I will continue next week with how the telephone company just didn’t care about whether my house was moved or that the auto traffic on main street was having to drive in the ditches to go around the house parked in the middle of the street.

Next week I will tell you more about this haunted beautiful Victorian house during Halloween in the middle of main street.


I am at the recalling stage of my life. As I study the census taker’s report from the 1930 Census, I recall that times were hard. By saying that times where hard is an easy way of stating how extremely hard the times were during this part of my life. I was born in 1930 and I remember how difficult it was for my parents to provide for our family. It was during this period that they were paying a meager three and four dollars a month rent to Mae Edwards. Mae Edwards owned many rent houses that we now refer to as shanties.

According to my older brothers, Mae Edwards owned many of the poor people’s two and three room homes that the large families had to live in. There are not many of Mae Edwards’ small little houses left. If they are, they have had several rooms added so that you can hardly see the resemblance of the shanties as they were then.

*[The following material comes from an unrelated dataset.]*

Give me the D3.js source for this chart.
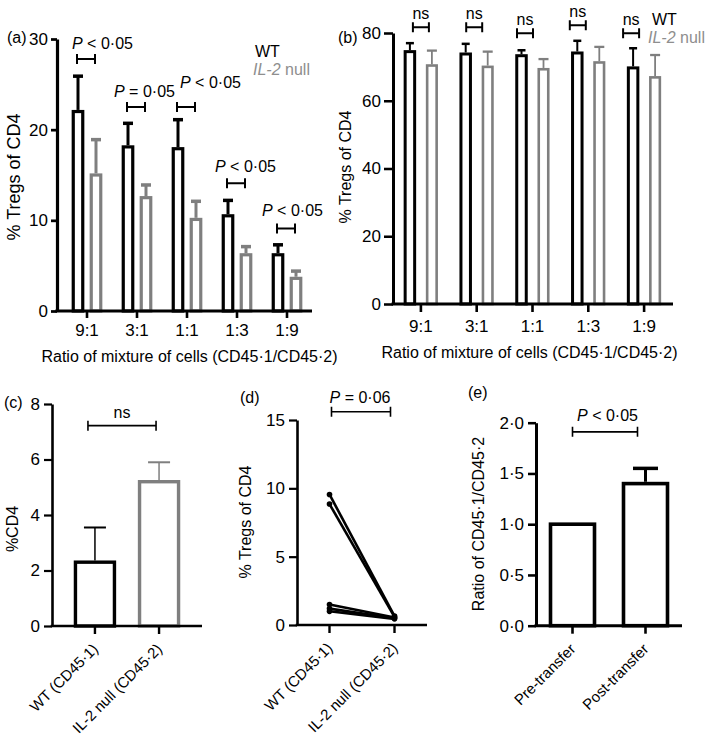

Many folks of our age remember living in various houses in the community. Some people say that they moved almost every month, when the month’s rent came due. I asked my brothers what we did at the end of the month when the rent came due while we were living in Mae Edward’s house, when we didn’t have the three or four dollars to pay our rent. They said that the landlords were very generous and sympathetic and would just let it ride. There is no telling how much that dear honorable landlord failed to collect, and helped the poor folks. Her generosity can’t be ignored, and I feel I must share it with you, because these people were so thankful for her help.

As I was taking Jackie out on our weekly Sunday afternoon drive, we were flagged down by Sally Hunnicutt. She had some visitors at her home who were in town looking for the house where Mae Edwards lived. I looked up out of my car and there stood Marcella Henderson Nelson and one of the Tobin girls with several others that were visiting Aubrey. They are relatives of Aunt Mae Edwards.

Sally Hunnicutt has so graciously restored the Mae Edwards home. It has become a beautiful handiwork of architecture and the design. The old Mae Edwards home is just barely more than 100 years old. The home is still located in the original location where the home was in the 1930 Census.

Jackie and I drove on, but not before I invited these young descendants of Aubrey to help me form a monthly or bimonthly visitation at the hardware store. We can meet when the Cherokees are not meeting. It would be fitting for former friends and residents to gather and visit. I am waiting to hear more from them. I promised them cookies and coffee (I would do the serving).

I will pick up on the Lanfords next week. They are the next home on the 1930 Census roll.

The photo shows some of the small dwellings as they were in the ruins of the tornado that came through town back in 1918. They were similar to the small houses that Mae Edwards so diligently provided to the poor renters back in the first 30 or 40 years of the twentieth century.